È vero che si è licenziato?
«Sono uno dei pochi direttori editoriali ad aver dato le dimissioni. Capii presto che non era un mestiere creativo. Nel frattempo avevo intrapreso la via della tv. Oggi seguo qualche autore come editor, diciamo così. E sono felice».
Uccidi il padre non è in fondo un romanzo sui bambini, sui nostri figli, sulle paure di vederli rapiti?
«Volevo che Dante il bambino sequestrato per eccellenza si confrontasse con le sue peggiori paure. E che fosse costretto a prendersi cura di tanti fratelli più piccoli, tanti figli simbolici. Per lui era l’unica possibilità di diventare adulto».
Perché non scrive anche lei un libro all’anno?

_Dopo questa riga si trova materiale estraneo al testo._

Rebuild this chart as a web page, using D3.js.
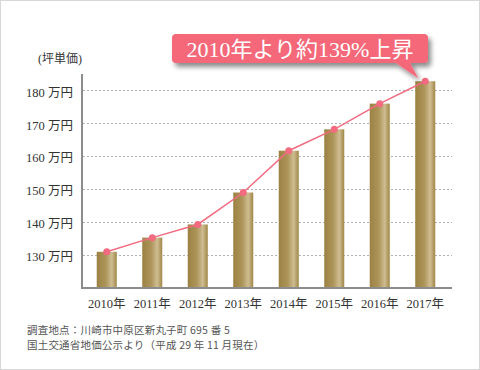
<!DOCTYPE html>
<html>
<head>
<meta charset="utf-8">
<script src="https://cdn.jsdelivr.net/npm/d3@7"></script>
<style>
  html, body { margin: 0; padding: 0; background: #fff; }
  svg { display: block; }
</style>
</head>
<body>
<script>
// データ（画像から読み取った坪単価）
const years = ["2010年", "2011年", "2012年", "2013年", "2014年", "2015年", "2016年", "2017年"];
const prices = [131, 135.3, 139.3, 149, 161.7, 168.2, 176, 182.8];
const yTicks = [130, 140, 150, 160, 170, 180];
const yUnit = "万円";
const yTitle = "(坪単価)";
const calloutText = "2010年より約139%上昇";
const notes = [
  "調査地点：川崎市中原区新丸子町 695 番 5",
  "国土交通省地価公示より（平成 29 年 11 月現在）"
];

const width = 480;
const height = 370;
const serif = "'Liberation Serif', 'DejaVu Serif', 'Noto Sans CJK JP', serif";

const svg = d3.select("body")
  .append("svg")
  .attr("width", width)
  .attr("height", height);

// 外枠
svg.append("rect")
  .attr("x", 0.5).attr("y", 0.5)
  .attr("width", width - 1).attr("height", height - 1)
  .attr("fill", "#fff")
  .attr("stroke", "#d8d8d8");

// グラデーション（棒）
const defs = svg.append("defs");
const grad = defs.append("linearGradient")
  .attr("id", "gold")
  .attr("x1", "0%").attr("x2", "100%").attr("y1", "0%").attr("y2", "0%");
[["0%", "#9b8243"], ["45%", "#ad955a"], ["75%", "#cfbd92"], ["100%", "#a08746"]]
  .forEach(([o, c]) => grad.append("stop").attr("offset", o).attr("stop-color", c));

// 吹き出しの影
const shadow = defs.append("filter").attr("id", "shadow")
  .attr("x", "-20%").attr("y", "-50%").attr("width", "140%").attr("height", "220%");
shadow.append("feDropShadow")
  .attr("dx", 3).attr("dy", 4).attr("stdDeviation", 2.5)
  .attr("flood-color", "#000").attr("flood-opacity", 0.45);

// スケール
const x = d3.scaleBand()
  .domain(years)
  .range([84, 448])
  .paddingInner(0.56)
  .paddingOuter(0.28);

const y = d3.scaleLinear()
  .domain([120, 185])
  .range([288, 74]);

// グリッド線
svg.append("g")
  .selectAll("line")
  .data(yTicks)
  .join("line")
  .attr("x1", 83).attr("x2", 452)
  .attr("y1", (d) => Math.round(y(d)) + 0.5)
  .attr("y2", (d) => Math.round(y(d)) + 0.5)
  .attr("stroke", "#b0b0b0")
  .attr("stroke-dasharray", "2,2");

// Y軸ラベル
const yAxis = d3.axisLeft(y)
  .tickValues(yTicks)
  .tickSize(0)
  .tickPadding(9)
  .tickFormat((d) => `${d} ${yUnit}`);

const gy = svg.append("g")
  .attr("transform", "translate(82,0)")
  .call(yAxis);
gy.select(".domain").remove();
gy.selectAll("text")
  .attr("dy", "0.45em")
  .attr("fill", "#333")
  .style("font-family", serif)
  .style("font-size", "12.5px");

svg.append("text")
  .attr("x", 82).attr("y", 63)
  .attr("text-anchor", "end")
  .attr("fill", "#333")
  .style("font-family", serif)
  .style("font-size", "12px")
  .text(yTitle);

// 棒
svg.append("g")
  .selectAll("rect")
  .data(prices)
  .join("rect")
  .attr("x", (d, i) => x(years[i]))
  .attr("width", x.bandwidth())
  .attr("y", (d) => y(d))
  .attr("height", (d) => y(120) - y(d))
  .attr("fill", "url(#gold)");

// 軸線
svg.append("line")
  .attr("x1", 82).attr("x2", 82)
  .attr("y1", 74).attr("y2", 288)
  .attr("stroke", "#8c8c8c").attr("stroke-width", 2);

const xAxis = d3.axisBottom(x).tickSize(0).tickPadding(11);
const gx = svg.append("g")
  .attr("transform", "translate(0,288)")
  .call(xAxis);
gx.select(".domain").remove();
gx.selectAll("text")
  .attr("fill", "#333")
  .style("font-family", serif)
  .style("font-size", "12.5px");

svg.append("line")
  .attr("x1", 81).attr("x2", 452)
  .attr("y1", 288).attr("y2", 288)
  .attr("stroke", "#8c8c8c").attr("stroke-width", 2);

// 折れ線
const cx = (i) => x(years[i]) + x.bandwidth() / 2;
const line = d3.line()
  .x((d, i) => cx(i))
  .y((d) => y(d));

svg.append("path")
  .datum(prices)
  .attr("d", line)
  .attr("fill", "none")
  .attr("stroke", "#f26b80")
  .attr("stroke-width", 1.5);

svg.append("g")
  .selectAll("circle")
  .data(prices)
  .join("circle")
  .attr("cx", (d, i) => cx(i))
  .attr("cy", (d) => y(d))
  .attr("r", 3.5)
  .attr("fill", "#f26b80");

// 吹き出し
const last = prices.length - 1;
const tipX = cx(last) - 7;
const tipY = y(prices[last]) - 3;
const call = svg.append("g").attr("filter", "url(#shadow)");
call.append("path")
  .attr("d", `M393,61 L${tipX},${tipY} L409,61 Z`)
  .attr("fill", "#f4687a");
call.append("rect")
  .attr("x", 172).attr("y", 34)
  .attr("width", 256).attr("height", 29)
  .attr("rx", 4)
  .attr("fill", "#f4687a");

svg.append("text")
  .attr("x", 300).attr("y", 56.5)
  .attr("text-anchor", "middle")
  .attr("fill", "#fff")
  .style("font-family", serif)
  .style("font-size", "22px")
  .text(calloutText);

// 注記
svg.append("g")
  .selectAll("text")
  .data(notes)
  .join("text")
  .attr("x", 27)
  .attr("y", (d, i) => 334 + i * 15)
  .attr("fill", "#555")
  .style("font-family", "'Noto Sans CJK JP', sans-serif")
  .style("font-size", "10.5px")
  .style("letter-spacing", "0.2px")
  .text((d) => d);
</script>
</body>
</html>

«Io ai libri do tutto, sangue e respiro. Non ne ho mai scritto uno col piede sinistro. Io ci muoio, dentro i miei libri. Gli ultimi quattro mi hanno catturato così tanto da indurre anche le mie rispettive quattro fidanzate dell’epoca a mollarmi. Oggi ho imparato a gestire anche questa mia difficoltà relazionale».
Come è arrivato al thriller?
«Il noir è servito negli anni ‘90 per scardinare gli schemi della letteratura di genere. Ma resta un compartimento troppo chiuso in se stesso, dove è la morale che fa il libro. Il thriller è invece la libertà: lo scrittore ti dà la storia e il giudizio viene lasciato al lettore. Continuo a leggere noir, ma credo che il genere abbia esaurito la spinta».
Un esempio di grande noir?
«Il grande sonno di Chandler. La trama non se la ricorda nessuno, però».
Un grande thriller?
«Il silenzio degli innocenti». Il Gorilla tornerà presto? «No. Adesso c’è Colomba».